We’ve heard a lot about unmanned aerial vehicles, also called unmanned aerial systems or drones. In December the Federal Aviation Administration picked six sites to study them and until at least 2015 has rigid restrictions in place to fly them.  Right now they can’t go any higher than 400 feet, can’t fly over populated areas or near airports and can’t be used to make money. Police and fire are set to be among the first users.

Cincinnati District Fire Chief Tom LaKamp is thinking about the possibilities.“When you really start sitting down and thinking about it there’s a whole lot of uses for this tool-even with hazardous materials. We do plume modeling based on the chemicals involved. We could actively outfit this drone and fly it into the plume and see if our plane model actively mirrors what we’re reading.”

LaKamp also sees uses for search and rescue, Riverfest crowd control and getting a better view of a large fire.

University of Cincinnati researchers are already working with the West Virginia Division of Forestry to test an intelligent system that makes the drone do the things firefighters want, according to aerospace engineering professor Kelly Cohen.

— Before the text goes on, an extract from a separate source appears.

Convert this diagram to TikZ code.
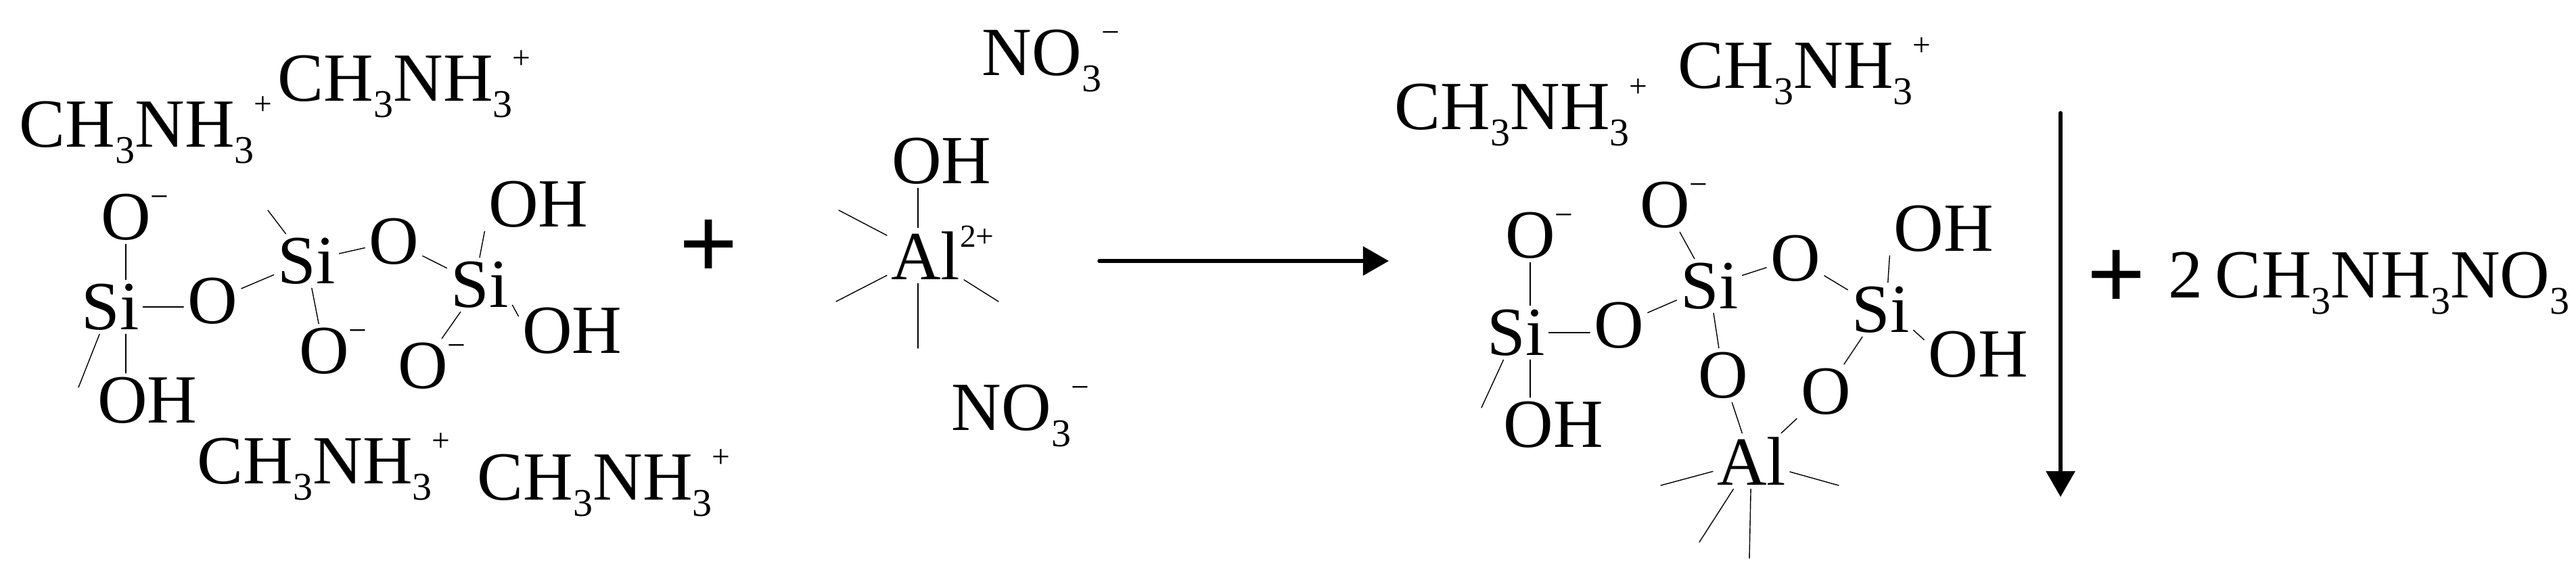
\documentclass[tikz,border=0pt]{standalone}
\usepackage{fontspec}
\setmainfont{Liberation Serif}
\setsansfont{Liberation Sans}
\usetikzlibrary{arrows.meta}
\newcommand{\sbs}[1]{\raisebox{-0.24em}{\fontsize{16.5}{17}\selectfont #1}}
\newcommand{\sps}[1]{\raisebox{0.47em}{\fontsize{13.5}{14}\selectfont #1}}
\newcommand{\mea}{CH\sbs{3}NH\sbs{3}\sps{+}}
\newcommand{\nit}{NO\sbs{3}\sps{−}}
\newcommand{\oneg}{O\rlap{\smash{\sps{−}}}}
\begin{document}
\begin{tikzpicture}[x=0.01cm, y=-0.01cm, line cap=round, line join=round, font=\fontsize{29}{35}\selectfont, >={Stealth[length=0.38cm, width=0.42cm, inset=0pt]}]
	\tikzset{atom/.style={inner sep=1.5pt}, ion/.style={anchor=base west, inner sep=0pt}, bond/.style={line width=0.4pt}, rxn/.style={->, line width=1.6pt}, plus/.style={inner sep=0pt, font=\fontsize{42}{42}\sffamily\selectfont}}
	\useasboundingbox (0,0) rectangle (3808,851);
	% cations and nitrate
	\node[ion] (me1) at (28,217) {\mea};
	\node[ion] (me2) at (410,149) {\mea};
	\node[ion] (me3) at (291,715) {\mea};
	\node[ion] (me4) at (705,739) {\mea};
	\node[ion] (no1) at (1451,111) {\nit};
	\node[ion] (no2) at (1406,636) {\nit};
	\node[ion] (me5) at (2061,191) {\mea};
	\node[ion] (me6) at (2480,130) {\mea};
	% silicate chain
	\node[atom] (ao1) at (186,321) {\oneg};
	\node[atom] (asi1) at (163,454) {Si};
	\node[atom] (ao2) at (314,445) {O};
	\node[atom] (asi2) at (453,386) {Si};
	\node[atom] (ao3) at (582,357) {O};
	\node[atom] (asi3) at (709,421) {Si};
	\node[atom] (aoh1) at (796,302) {OH};
	\node[atom] (aoh2) at (846,489) {OH};
	\node[atom] (ao4) at (479,519) {\oneg};
	\node[atom] (ao5) at (625,541) {\oneg};
	\node[atom] (aoh3) at (218,592) {OH};
	\coordinate (as1) at (116,573);
	\coordinate (as2) at (396,311);
	\draw[bond] (ao1.south) -- (ao1.south |- asi1.north);
	\draw[bond] (ao1.south |- asi1.south) -- (ao1.south |- aoh3.north);
	\draw[bond] (asi1.east) -- (asi1.east -| ao2.west);
	\foreach \a/\b in {ao2/asi2, asi2/ao3, ao3/asi3, asi3/ao5, asi2/ao4, asi1/as1, asi2/as2}
		\draw[bond] (\a) -- (\b);
	\draw[bond] (asi3.north) -- (aoh1.south west);
	\draw[bond] (asi3.-32) -- (aoh2.165);
	\node[plus] (pl1) at (1048,368) {+};
	% aluminium complex
	\node[atom] (boh) at (1392,238) {OH};
	\node[atom] (bal) at (1368,378) {Al\rlap{\smash{\sps{2+}}}};
	\coordinate (b1) at (1240,311);
	\coordinate (b2) at (1236,446);
	\coordinate (b3) at (1476,446);
	\coordinate (b4) at (1357,515);
	\draw[bond] (b4 |- boh.south) -- (b4 |- bal.north);
	\foreach \b in {b1, b2, b3}
		\draw[bond] (bal) -- (\b);
	\draw[bond] (b4 |- bal.south) -- (b4);
	% arrow
	\coordinate (r1) at (1625,386);
	\coordinate (r2) at (2053,386);
	\draw[rxn] (r1) -- (r2);
	% product
	\node[atom] (co1) at (2262,348) {\oneg};
	\node[atom] (csi1) at (2241,492) {Si};
	\node[atom] (co2) at (2393,481) {O};
	\node[atom] (csi2) at (2527,423) {Si};
	\node[atom] (co3) at (2461,303) {\oneg};
	\node[atom] (co4) at (2654,382) {O};
	\node[atom] (csi3) at (2780,458) {Si};
	\node[atom] (coh1) at (2873,338) {OH};
	\node[atom] (coh2) at (2924,524) {OH};
	\node[atom] (co5) at (2547,555) {O};
	\node[atom] (co6) at (2699,579) {O};
	\node[atom] (coh3) at (2296,628) {OH};
	\node[atom] (cal) at (2589,682) {Al};
	\coordinate (c1) at (2190,603);
	\coordinate (c2) at (2455,718);
	\coordinate (c3) at (2718,718);
	\coordinate (c4) at (2512,802);
	\coordinate (c5) at (2586,826);
	\draw[bond] (co1.south) -- (co1.south |- csi1.north);
	\draw[bond] (co1.south |- csi1.south) -- (co1.south |- coh3.north);
	\draw[bond] (csi1.east) -- (csi1.east -| co2.west);
	\foreach \a/\b in {co2/csi2, csi2/co3, csi2/co4, co4/csi3, csi3/co6, csi2/co5, co5/cal, co6/cal, csi1/c1, cal/c2, cal/c3, cal/c4, cal/c5}
		\draw[bond] (\a) -- (\b);
	\draw[bond] (csi3.75) -- (coh1.south west);
	\draw[bond] (csi3.-32) -- (coh2.165);
	% side product
	\coordinate (d1) at (3046,167);
	\coordinate (d2) at (3046,735);
	\draw[rxn] (d1) -- (d2);
	\node[plus] (pl2) at (3129,413) {+};
	\node[ion] (prod) at (3205,440) {2\kern0.18em CH\sbs{3}NH\sbs{3}NO\sbs{3}};
\end{tikzpicture}
\end{document}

“We can predict how the fire will grow in time. That allows the incident commander to allocate his people in such a way to make sure that no matter what happens they’ll be away from harm.”Cohen points to last summer’s death of 19 firefighters in Arizona and says with UC’s software aboard a drone, they may have been preventable.

The software is said to:

  • remove smoke from drone video
  • predict how the fire will progress

Graduate student Wei Wei is building it. He says the program is designed to be turn-key. Firefighters could just open up a laptop and get the UAV in the air and then with the camera on boar, see the whole picture, and know what to do next.

In November UC signed a contract with NASA . Professor Cohen says it involves integration of UAVs into the national airspace. Cohen has sent some students to NASA Ames in California to work on these intelligent algorithms.  A test of some of the mathematical models is scheduled with the Cincinnati Fire Department this spring.